— Start —

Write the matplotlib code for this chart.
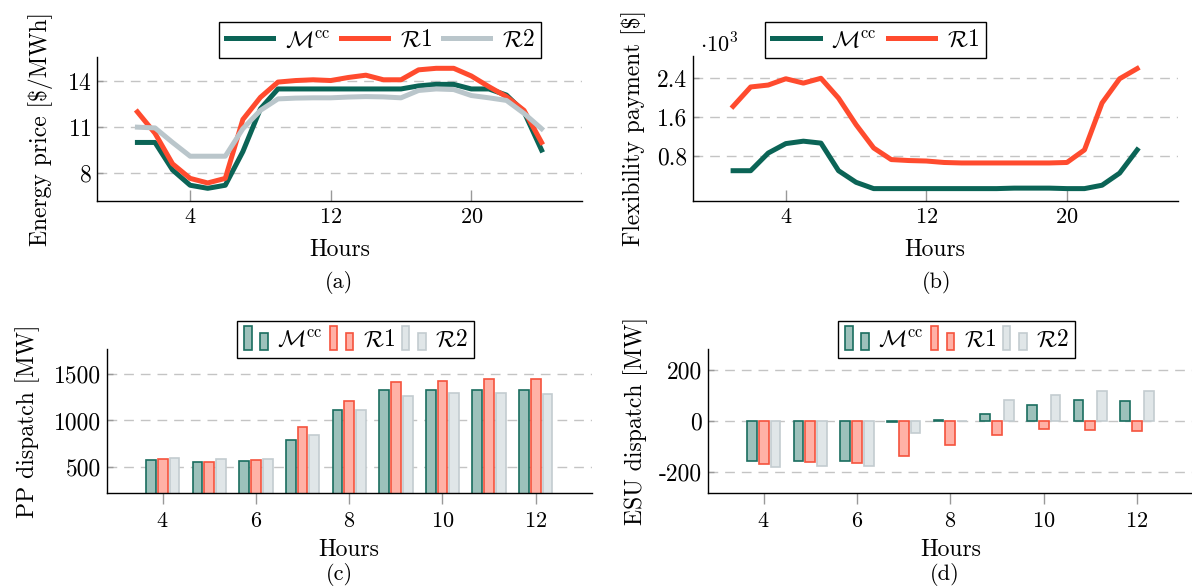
import numpy as np
import matplotlib
matplotlib.use("Agg")
import matplotlib.pyplot as plt
from matplotlib.patches import Rectangle
from matplotlib.legend_handler import HandlerBase

plt.rcParams['font.family'] = 'serif'
plt.rcParams['font.serif'] = ['cmr10', 'DejaVu Serif']
plt.rcParams['mathtext.fontset'] = 'cm'
plt.rcParams['axes.formatter.use_mathtext'] = True
plt.rcParams['axes.unicode_minus'] = False

# ================================
# DATA
# ================================
hours = np.arange(1, 25)
price_mcc = [10.0, 10.0, 8.2, 7.2, 7.0, 7.2, 9.4, 12.2, 13.5, 13.5, 13.5, 13.5,
             13.5, 13.5, 13.5, 13.5, 13.7, 13.8, 13.8, 13.5, 13.5, 13.1, 12.0, 9.5]
price_r1 = [12.0, 10.6, 8.6, 7.65, 7.35, 7.65, 11.5, 12.95, 13.95, 14.05, 14.1, 14.05,
            14.25, 14.4, 14.1, 14.1, 14.75, 14.85, 14.85, 14.35, 13.65, 13.0, 12.1, 10.0]
price_r2 = [11.0, 10.95, 10.0, 9.1, 9.1, 9.1, 10.9, 12.1, 12.85, 12.9, 12.92, 12.92,
            12.97, 13.0, 12.98, 12.92, 13.4, 13.5, 13.46, 13.07, 12.92, 12.75, 11.9, 10.9]

# flexibility payment in 10^3 $
flex_mcc = [0.49, 0.49, 0.855, 1.05, 1.1, 1.06, 0.49, 0.25, 0.12, 0.12, 0.12, 0.12,
            0.12, 0.12, 0.12, 0.12, 0.13, 0.13, 0.13, 0.12, 0.12, 0.19, 0.44, 0.92]
flex_r1 = [1.82, 2.22, 2.26, 2.39, 2.3, 2.4, 1.99, 1.44, 0.96, 0.72, 0.70, 0.69,
           0.66, 0.65, 0.65, 0.65, 0.65, 0.65, 0.65, 0.66, 0.92, 1.89, 2.39, 2.6]

bar_hours = np.arange(4, 13)
pp_mcc = [572, 550, 568, 791, 1108, 1327, 1327, 1327, 1327]
pp_r1 = [586, 554, 576, 928, 1209, 1414, 1428, 1446, 1446]
pp_r2 = [601, 583, 590, 842, 1115, 1266, 1291, 1291, 1288]

esu_mcc = [-158, -158, -158, -2, 5, 29, 64, 83, 79]
esu_r1 = [-171, -162, -167, -138, -95, -55, -33, -37, -39]
esu_r2 = [-183, -178, -179, -49, 1, 83, 103, 118, 120]

labels = [r'$\mathcal{M}^{\rm cc}$', r'$\mathcal{R}1$', r'$\mathcal{R}2$']

# ================================
# STYLE
# ================================
c_green, c_red, c_gray = '#0b6456', '#ff4b2e', '#bac6cb'
fill = {'g': ('#9dc1bb', '#1a6d5f'), 'r': ('#ffb1a6', '#f5533d'), 'k': ('#e0e6e8', '#c3ccd0')}
grid_kw = dict(color='#c4c4c4', lw=1.0, ls=(0, (7, 5)))
W, H = 1192, 588
LAB = 17


class TwoBars(HandlerBase):
    def create_artists(self, legend, orig, xd, yd, width, height, fontsize, trans):
        fc, ec = orig.get_facecolor(), orig.get_edgecolor()
        w = width * 0.3
        r1 = Rectangle((-xd, -yd - 0.25 * height), w, height * 1.45, fc=fc, ec=ec, lw=1.2, transform=trans)
        r2 = Rectangle((-xd + width * 0.62, -yd - 0.25 * height), w, height * 1.0, fc=fc, ec=ec, lw=1.2, transform=trans)
        return [r1, r2]


def style_axes(ax, xdir):
    for s in ['top', 'right']:
        ax.spines[s].set_visible(False)
    for s in ['left', 'bottom']:
        ax.spines[s].set_linewidth(1.0)
    ax.tick_params(axis='x', direction=xdir, length=8, width=1, color='#999999', labelsize=16, pad=5)
    ax.tick_params(axis='y', direction='in', length=4, width=1, color='#999999', labelsize=17, pad=4)
    ax.yaxis.grid(True, **grid_kw)
    ax.set_axisbelow(True)


def add_axes(px_left, px_top, px_right, px_bottom):
    return fig.add_axes([px_left / W, 1 - px_bottom / H, (px_right - px_left) / W, (px_bottom - px_top) / H])


def legend_kw(cx, cy, n, hl, cs, tp):
    return dict(loc='center', bbox_to_anchor=(cx / W, 1 - cy / H), bbox_transform=fig.transFigure,
                ncol=n, fontsize=17, frameon=True, fancybox=False, edgecolor='black', framealpha=1,
                handlelength=hl, columnspacing=cs, handletextpad=tp, borderpad=0.3)


fig = plt.figure(figsize=(W / 100, H / 100), dpi=100)

# ---------------- (a)
ax = add_axes(97, 57, 582, 201)
ax.plot(hours, price_mcc, color=c_green, lw=3.6, label=labels[0])
ax.plot(hours, price_r1, color=c_red, lw=3.6, label=labels[1])
ax.plot(hours, price_r2, color=c_gray, lw=3.6, label=labels[2])
ax.set_xlim(-1.3, 26.3)
ax.set_ylim(6.17, 15.59)
ax.set_xticks([4, 12, 20])
ax.set_yticks([8, 11, 14])
style_axes(ax, 'in')
ax.set_xlabel('Hours', fontsize=LAB, labelpad=8)
ax.set_ylabel(r'Energy price [\$/MWh]', fontsize=LAB, labelpad=10)
leg = ax.legend(**legend_kw(380, 40, 3, 2.0, 0.45, 0.5))
leg.get_frame().set_linewidth(1.0)
fig.text(339 / W, 1 - 283 / H, '(a)', ha='center', va='center', fontsize=16)

# ---------------- (b)
ax = add_axes(692.7, 56, 1177.6, 201)
ax.plot(hours, flex_mcc, color=c_green, lw=3.6, label=labels[0])
ax.plot(hours, flex_r1, color=c_red, lw=3.6, label=labels[1])
ax.set_xlim(-1.3, 26.3)
ax.set_ylim(-0.136, 2.86)
ax.set_xticks([4, 12, 20])
ax.set_yticks([0.8, 1.6, 2.4])
ax.set_yticklabels(['0.8', '1.6', '2.4'])
style_axes(ax, 'in')
ax.set_xlabel('Hours', fontsize=LAB, labelpad=8)
ax.set_ylabel(r'Flexibility payment [\$]', fontsize=LAB, labelpad=8)
leg = ax.legend(**legend_kw(875.5, 40, 2, 2.0, 0.45, 0.5))
leg.get_frame().set_linewidth(1.0)
fig.text(719 / W, 1 - 44 / H, r'$\cdot 10^3$', ha='center', va='center', fontsize=16)
fig.text(937 / W, 1 - 283 / H, '(b)', ha='center', va='center', fontsize=16)


def bar_panel(ax, a, b, c):
    off, bw = 0.253, 0.21
    h1 = ax.bar(bar_hours - off, a, bw, color=fill['g'][0], edgecolor=fill['g'][1], lw=1.2, label=labels[0])
    h2 = ax.bar(bar_hours, b, bw, color=fill['r'][0], edgecolor=fill['r'][1], lw=1.2, label=labels[1])
    h3 = ax.bar(bar_hours + off, c, bw, color=fill['k'][0], edgecolor=fill['k'][1], lw=1.2, label=labels[2])
    ax.set_xlim(2.8, 13.2)
    ax.set_xticks([4, 6, 8, 10, 12])
    style_axes(ax, 'out')
    return [h1.patches[0], h2.patches[0], h3.patches[0]]


# ---------------- (c)
ax = add_axes(106.7, 349, 591.7, 493.3)
hs = bar_panel(ax, pp_mcc, pp_r1, pp_r2)
ax.set_ylim(217, 1769)
ax.set_yticks([500, 1000, 1500])
ax.set_yticklabels(['500', '1000', '1500'])
ax.set_xlabel('Hours', fontsize=LAB, labelpad=6)
ax.set_ylabel('PP dispatch [MW]', fontsize=LAB, labelpad=10)
leg = ax.legend(hs, labels, handler_map={h: TwoBars() for h in hs}, **legend_kw(355.5, 339.5, 3, 1.1, 0.3, 0.3))
leg.get_frame().set_linewidth(1.0)
fig.text(339 / W, 1 - 574 / H, '(c)', ha='center', va='center', fontsize=16)

# ---------------- (d)
ax = add_axes(707.7, 349, 1193, 493.3)
hs = bar_panel(ax, esu_mcc, esu_r1, esu_r2)
ax.set_ylim(-285, 284)
ax.set_yticks([-200, 0, 200])
ax.set_yticklabels(['-200', '0', '200'])
ax.set_xlabel('Hours', fontsize=LAB, labelpad=6)
ax.set_ylabel('ESU dispatch [MW]', fontsize=LAB, labelpad=8)
leg = ax.legend(hs, labels, handler_map={h: TwoBars() for h in hs}, **legend_kw(956.5, 339.5, 3, 1.1, 0.3, 0.3))
leg.get_frame().set_linewidth(1.0)
fig.text(945 / W, 1 - 574 / H, '(d)', ha='center', va='center', fontsize=16)

fig.savefig('out.png', dpi=100, facecolor='white')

— End —

> [Description of the task]:
Reproduce only the lines from the beginning of the data through the line that contains "plt.rcParams['axes.unicode_minus'] = False", both included, and please drop the pictures.

> [Result of the exercise]:
Write the matplotlib code for this chart.
import numpy as np
import matplotlib
matplotlib.use("Agg")
import matplotlib.pyplot as plt
from matplotlib.patches import Rectangle
from matplotlib.legend_handler import HandlerBase

plt.rcParams['font.family'] = 'serif'
plt.rcParams['font.serif'] = ['cmr10', 'DejaVu Serif']
plt.rcParams['mathtext.fontset'] = 'cm'
plt.rcParams['axes.formatter.use_mathtext'] = True
plt.rcParams['axes.unicode_minus'] = False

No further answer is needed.